#### [Written instruction]
Report how many lines hold the word "that"; give nothing but the number.

-- -- --

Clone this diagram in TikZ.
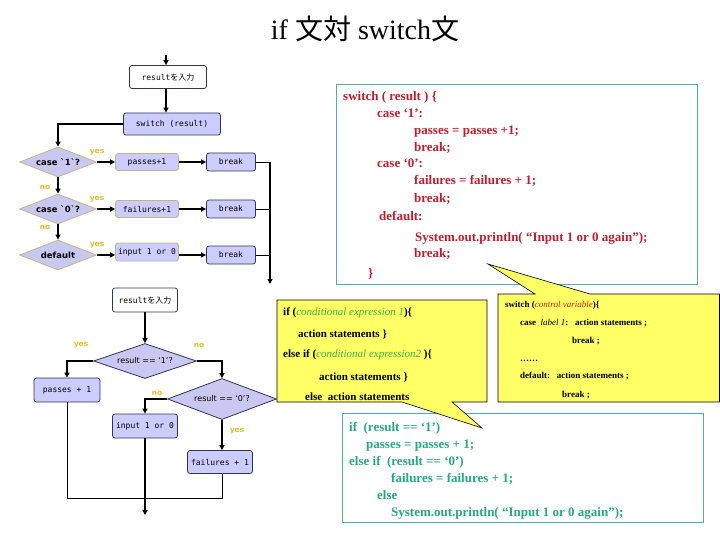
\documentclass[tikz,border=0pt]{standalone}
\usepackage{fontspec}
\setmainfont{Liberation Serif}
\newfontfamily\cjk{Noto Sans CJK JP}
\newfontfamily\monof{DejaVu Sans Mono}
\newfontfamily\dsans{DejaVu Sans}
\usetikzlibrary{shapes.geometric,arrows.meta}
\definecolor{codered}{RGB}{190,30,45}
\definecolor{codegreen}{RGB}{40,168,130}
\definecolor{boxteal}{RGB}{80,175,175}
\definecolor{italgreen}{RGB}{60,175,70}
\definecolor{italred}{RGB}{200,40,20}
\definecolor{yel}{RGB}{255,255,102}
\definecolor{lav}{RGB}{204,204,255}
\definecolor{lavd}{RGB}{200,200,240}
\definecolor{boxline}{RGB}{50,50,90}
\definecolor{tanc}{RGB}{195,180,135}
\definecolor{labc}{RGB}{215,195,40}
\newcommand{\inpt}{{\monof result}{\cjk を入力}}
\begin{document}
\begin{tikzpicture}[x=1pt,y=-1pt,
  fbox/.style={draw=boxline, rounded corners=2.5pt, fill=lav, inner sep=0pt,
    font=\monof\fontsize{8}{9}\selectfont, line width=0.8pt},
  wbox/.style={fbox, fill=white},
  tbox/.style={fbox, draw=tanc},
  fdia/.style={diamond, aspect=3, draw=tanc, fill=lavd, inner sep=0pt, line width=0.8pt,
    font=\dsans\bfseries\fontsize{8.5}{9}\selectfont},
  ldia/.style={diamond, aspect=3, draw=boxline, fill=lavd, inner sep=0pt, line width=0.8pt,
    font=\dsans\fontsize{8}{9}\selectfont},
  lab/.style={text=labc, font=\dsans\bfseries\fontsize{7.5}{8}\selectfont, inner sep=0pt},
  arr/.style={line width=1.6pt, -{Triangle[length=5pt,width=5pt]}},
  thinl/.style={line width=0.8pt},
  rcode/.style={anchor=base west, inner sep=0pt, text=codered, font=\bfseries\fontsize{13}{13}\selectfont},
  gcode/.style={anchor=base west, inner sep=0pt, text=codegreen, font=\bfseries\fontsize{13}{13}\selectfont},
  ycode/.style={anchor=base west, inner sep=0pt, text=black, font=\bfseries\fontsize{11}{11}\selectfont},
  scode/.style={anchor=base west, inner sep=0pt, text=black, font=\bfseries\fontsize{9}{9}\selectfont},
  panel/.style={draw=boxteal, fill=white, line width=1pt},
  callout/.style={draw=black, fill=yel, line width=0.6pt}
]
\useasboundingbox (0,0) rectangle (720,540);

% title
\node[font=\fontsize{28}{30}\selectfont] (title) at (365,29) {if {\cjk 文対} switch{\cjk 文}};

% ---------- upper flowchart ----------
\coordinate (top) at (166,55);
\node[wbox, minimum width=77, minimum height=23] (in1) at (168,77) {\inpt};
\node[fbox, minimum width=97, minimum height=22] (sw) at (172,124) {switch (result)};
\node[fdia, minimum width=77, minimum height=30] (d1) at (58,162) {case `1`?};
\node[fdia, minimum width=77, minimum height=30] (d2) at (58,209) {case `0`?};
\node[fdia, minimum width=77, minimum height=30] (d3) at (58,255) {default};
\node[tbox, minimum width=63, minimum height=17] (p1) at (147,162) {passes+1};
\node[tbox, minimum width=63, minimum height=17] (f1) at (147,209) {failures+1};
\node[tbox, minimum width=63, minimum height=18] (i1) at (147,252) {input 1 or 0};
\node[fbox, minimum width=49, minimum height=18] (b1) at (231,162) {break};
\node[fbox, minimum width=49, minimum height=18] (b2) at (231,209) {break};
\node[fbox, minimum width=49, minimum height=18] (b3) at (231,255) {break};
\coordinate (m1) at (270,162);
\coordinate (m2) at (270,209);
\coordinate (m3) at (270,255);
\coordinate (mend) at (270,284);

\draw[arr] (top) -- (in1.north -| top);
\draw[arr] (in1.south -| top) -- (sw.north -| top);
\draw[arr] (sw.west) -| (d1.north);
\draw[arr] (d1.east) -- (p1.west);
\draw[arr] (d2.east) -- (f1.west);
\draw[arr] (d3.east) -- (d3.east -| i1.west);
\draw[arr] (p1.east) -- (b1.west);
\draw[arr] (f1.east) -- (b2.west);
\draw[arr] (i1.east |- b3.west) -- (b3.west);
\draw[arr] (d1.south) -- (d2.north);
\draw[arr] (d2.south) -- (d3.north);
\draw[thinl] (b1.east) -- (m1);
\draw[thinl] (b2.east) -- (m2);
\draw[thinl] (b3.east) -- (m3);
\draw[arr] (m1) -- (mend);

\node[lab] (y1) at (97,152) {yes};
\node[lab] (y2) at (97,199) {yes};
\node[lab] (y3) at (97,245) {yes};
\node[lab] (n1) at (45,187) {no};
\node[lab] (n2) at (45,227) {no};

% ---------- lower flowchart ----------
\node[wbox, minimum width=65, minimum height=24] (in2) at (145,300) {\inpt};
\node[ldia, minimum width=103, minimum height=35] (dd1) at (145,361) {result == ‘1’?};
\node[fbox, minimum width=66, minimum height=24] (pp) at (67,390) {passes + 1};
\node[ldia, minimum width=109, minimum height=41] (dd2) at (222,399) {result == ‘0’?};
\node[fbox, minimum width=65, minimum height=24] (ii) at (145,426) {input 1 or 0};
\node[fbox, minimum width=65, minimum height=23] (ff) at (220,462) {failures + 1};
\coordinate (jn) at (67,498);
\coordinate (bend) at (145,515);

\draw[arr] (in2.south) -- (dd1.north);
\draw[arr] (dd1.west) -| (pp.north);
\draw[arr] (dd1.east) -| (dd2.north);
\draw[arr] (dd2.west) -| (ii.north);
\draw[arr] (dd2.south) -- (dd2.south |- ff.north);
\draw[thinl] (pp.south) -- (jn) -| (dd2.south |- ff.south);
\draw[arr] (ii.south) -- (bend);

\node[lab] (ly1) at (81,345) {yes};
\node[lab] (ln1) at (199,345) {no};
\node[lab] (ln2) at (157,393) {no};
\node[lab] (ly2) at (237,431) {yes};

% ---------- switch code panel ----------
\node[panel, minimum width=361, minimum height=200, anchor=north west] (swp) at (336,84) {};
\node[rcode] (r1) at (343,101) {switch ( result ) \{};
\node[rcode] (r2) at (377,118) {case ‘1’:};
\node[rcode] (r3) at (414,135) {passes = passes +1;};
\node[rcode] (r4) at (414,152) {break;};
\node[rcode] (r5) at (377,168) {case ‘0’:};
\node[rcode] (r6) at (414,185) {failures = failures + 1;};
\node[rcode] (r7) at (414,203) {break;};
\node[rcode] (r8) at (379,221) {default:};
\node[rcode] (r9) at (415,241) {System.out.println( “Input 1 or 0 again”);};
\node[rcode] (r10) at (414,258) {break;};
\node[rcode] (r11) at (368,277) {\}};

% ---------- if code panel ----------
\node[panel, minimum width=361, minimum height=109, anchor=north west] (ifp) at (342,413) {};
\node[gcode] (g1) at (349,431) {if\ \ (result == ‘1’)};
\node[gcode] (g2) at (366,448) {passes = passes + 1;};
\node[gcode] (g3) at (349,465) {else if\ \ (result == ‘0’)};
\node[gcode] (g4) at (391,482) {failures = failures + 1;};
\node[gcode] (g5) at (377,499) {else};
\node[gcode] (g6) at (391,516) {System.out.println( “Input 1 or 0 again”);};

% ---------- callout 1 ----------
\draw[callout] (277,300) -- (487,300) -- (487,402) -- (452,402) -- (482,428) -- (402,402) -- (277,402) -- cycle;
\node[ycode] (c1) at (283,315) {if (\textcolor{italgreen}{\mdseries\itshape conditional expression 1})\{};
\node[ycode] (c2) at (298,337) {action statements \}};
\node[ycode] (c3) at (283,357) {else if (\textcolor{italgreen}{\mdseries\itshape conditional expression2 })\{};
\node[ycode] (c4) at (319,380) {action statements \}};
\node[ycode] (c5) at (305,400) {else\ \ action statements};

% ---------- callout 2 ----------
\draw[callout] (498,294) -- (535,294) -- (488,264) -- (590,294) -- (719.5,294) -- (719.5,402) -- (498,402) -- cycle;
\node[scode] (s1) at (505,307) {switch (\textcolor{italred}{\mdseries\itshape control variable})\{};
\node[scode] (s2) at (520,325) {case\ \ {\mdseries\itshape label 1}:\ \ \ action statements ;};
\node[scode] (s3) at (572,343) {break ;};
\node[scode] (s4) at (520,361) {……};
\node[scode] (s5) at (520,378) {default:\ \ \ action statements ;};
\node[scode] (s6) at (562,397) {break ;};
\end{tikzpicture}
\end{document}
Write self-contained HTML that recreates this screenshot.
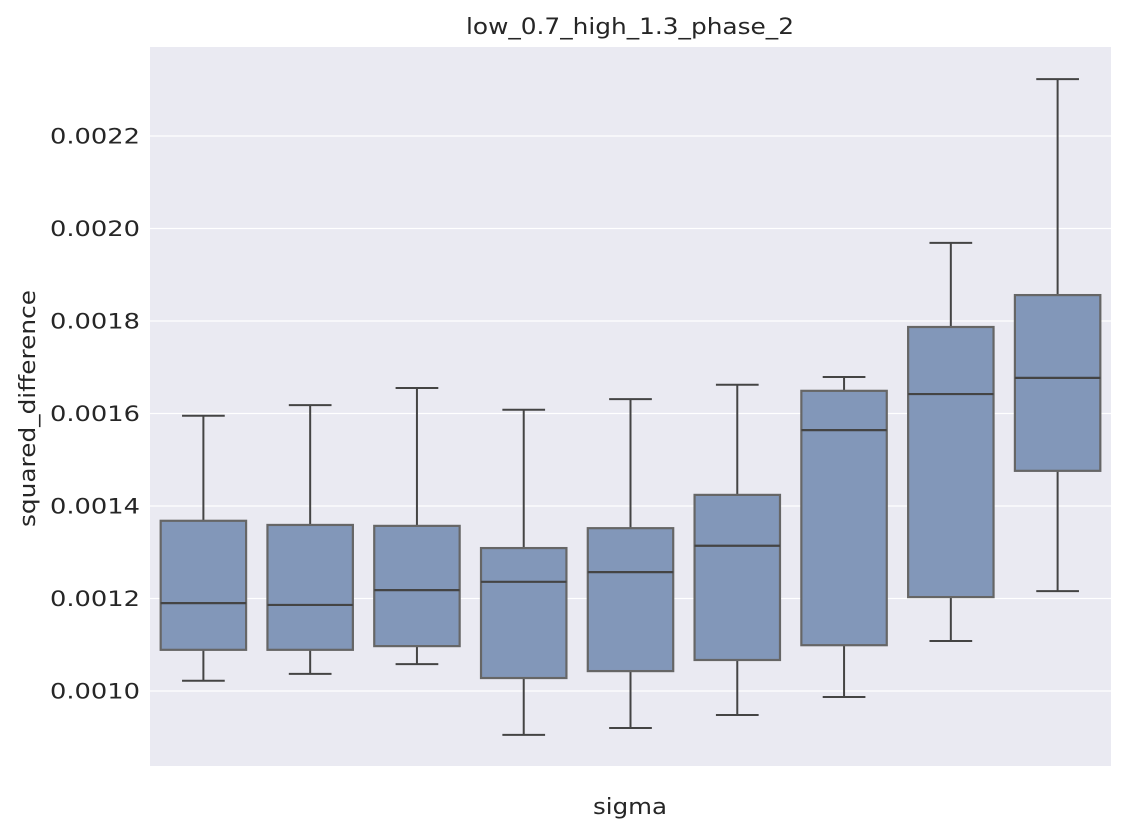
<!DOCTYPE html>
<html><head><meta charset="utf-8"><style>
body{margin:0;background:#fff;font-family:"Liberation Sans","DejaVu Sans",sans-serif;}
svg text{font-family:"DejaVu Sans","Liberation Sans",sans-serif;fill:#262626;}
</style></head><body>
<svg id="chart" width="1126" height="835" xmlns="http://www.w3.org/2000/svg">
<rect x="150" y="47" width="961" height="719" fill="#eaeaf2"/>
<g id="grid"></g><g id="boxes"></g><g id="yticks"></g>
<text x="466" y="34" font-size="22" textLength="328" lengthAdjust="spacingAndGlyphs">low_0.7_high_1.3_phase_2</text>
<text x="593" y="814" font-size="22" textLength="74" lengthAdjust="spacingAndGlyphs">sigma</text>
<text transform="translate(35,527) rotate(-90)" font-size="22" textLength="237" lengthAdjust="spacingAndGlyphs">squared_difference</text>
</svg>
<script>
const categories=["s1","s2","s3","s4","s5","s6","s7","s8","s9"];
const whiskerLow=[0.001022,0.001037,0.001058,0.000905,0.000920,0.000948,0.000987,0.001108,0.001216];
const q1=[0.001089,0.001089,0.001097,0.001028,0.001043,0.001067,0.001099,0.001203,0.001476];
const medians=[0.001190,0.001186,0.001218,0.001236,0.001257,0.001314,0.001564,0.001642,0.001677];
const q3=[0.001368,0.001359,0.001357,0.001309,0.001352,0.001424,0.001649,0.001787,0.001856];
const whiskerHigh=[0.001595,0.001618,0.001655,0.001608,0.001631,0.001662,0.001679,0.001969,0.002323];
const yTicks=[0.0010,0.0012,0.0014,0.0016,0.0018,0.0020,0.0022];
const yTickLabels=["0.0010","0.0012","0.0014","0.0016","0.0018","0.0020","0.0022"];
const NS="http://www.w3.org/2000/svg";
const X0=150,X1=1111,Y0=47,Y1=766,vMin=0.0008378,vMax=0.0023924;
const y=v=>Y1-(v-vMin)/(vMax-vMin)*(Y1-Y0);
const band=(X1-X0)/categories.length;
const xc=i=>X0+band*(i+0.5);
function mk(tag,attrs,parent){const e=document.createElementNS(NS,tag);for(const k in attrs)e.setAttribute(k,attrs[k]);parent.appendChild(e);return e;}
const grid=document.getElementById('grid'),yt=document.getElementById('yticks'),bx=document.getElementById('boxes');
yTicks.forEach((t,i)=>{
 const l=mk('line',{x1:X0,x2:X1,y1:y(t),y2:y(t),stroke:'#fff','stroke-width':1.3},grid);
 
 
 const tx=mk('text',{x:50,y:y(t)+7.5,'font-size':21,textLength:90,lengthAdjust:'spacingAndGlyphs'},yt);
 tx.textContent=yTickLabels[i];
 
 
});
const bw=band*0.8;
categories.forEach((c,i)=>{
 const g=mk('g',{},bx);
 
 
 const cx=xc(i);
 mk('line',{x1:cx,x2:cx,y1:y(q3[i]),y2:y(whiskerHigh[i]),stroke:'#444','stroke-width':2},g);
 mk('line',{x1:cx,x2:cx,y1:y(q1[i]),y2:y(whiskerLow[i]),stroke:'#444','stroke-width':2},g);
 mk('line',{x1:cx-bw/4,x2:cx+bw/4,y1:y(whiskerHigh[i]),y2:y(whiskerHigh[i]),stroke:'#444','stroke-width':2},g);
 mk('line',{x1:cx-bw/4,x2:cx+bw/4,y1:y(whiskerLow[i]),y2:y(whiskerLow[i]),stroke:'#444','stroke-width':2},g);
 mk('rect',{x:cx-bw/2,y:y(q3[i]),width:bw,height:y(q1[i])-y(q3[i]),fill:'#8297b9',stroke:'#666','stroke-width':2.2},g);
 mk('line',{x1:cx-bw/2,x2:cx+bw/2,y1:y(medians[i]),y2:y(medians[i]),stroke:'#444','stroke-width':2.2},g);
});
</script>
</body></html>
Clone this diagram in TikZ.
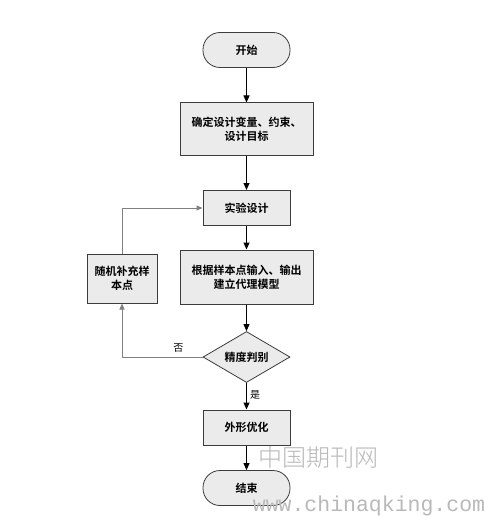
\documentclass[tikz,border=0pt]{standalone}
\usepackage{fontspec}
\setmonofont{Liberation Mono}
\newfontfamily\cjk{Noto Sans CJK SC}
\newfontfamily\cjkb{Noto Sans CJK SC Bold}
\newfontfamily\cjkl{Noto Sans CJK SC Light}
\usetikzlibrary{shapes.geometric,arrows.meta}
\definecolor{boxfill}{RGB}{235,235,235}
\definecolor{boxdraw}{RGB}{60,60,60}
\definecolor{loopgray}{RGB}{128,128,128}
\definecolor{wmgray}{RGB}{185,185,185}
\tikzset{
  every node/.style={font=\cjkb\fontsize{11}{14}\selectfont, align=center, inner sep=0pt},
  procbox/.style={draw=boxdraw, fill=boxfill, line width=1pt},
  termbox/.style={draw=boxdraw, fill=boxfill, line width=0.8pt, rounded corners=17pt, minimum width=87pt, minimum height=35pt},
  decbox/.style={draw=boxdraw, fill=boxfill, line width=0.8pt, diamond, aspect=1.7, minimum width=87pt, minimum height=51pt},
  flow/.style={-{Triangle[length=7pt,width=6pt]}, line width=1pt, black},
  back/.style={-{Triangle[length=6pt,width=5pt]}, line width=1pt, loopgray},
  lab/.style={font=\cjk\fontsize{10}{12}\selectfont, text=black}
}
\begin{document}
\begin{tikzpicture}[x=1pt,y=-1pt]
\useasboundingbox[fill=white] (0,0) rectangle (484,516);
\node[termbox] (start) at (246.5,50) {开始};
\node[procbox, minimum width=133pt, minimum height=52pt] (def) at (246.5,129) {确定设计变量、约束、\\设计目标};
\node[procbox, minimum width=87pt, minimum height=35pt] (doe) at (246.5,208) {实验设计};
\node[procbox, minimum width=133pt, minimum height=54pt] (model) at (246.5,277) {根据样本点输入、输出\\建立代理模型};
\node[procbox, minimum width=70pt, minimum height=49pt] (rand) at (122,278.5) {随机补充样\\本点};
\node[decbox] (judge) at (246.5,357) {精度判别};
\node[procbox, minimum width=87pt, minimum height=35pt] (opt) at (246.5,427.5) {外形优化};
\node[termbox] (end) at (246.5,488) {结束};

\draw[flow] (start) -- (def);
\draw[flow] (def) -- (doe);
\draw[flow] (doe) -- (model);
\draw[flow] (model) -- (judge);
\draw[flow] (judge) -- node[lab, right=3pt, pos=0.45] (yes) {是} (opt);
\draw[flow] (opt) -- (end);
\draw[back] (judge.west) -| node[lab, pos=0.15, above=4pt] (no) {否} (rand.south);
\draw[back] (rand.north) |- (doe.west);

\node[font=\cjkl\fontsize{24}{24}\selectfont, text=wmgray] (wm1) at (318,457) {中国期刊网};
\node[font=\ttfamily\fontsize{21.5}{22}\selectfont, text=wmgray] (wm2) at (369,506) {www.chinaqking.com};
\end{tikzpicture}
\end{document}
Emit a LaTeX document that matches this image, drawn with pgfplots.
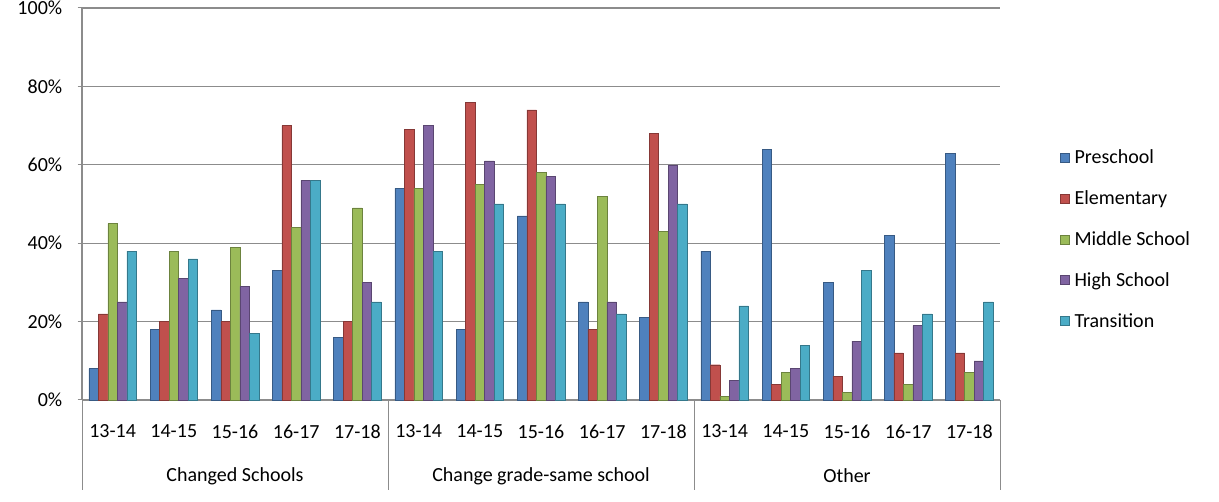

-- -- --

#### [Answer to this exercise]
2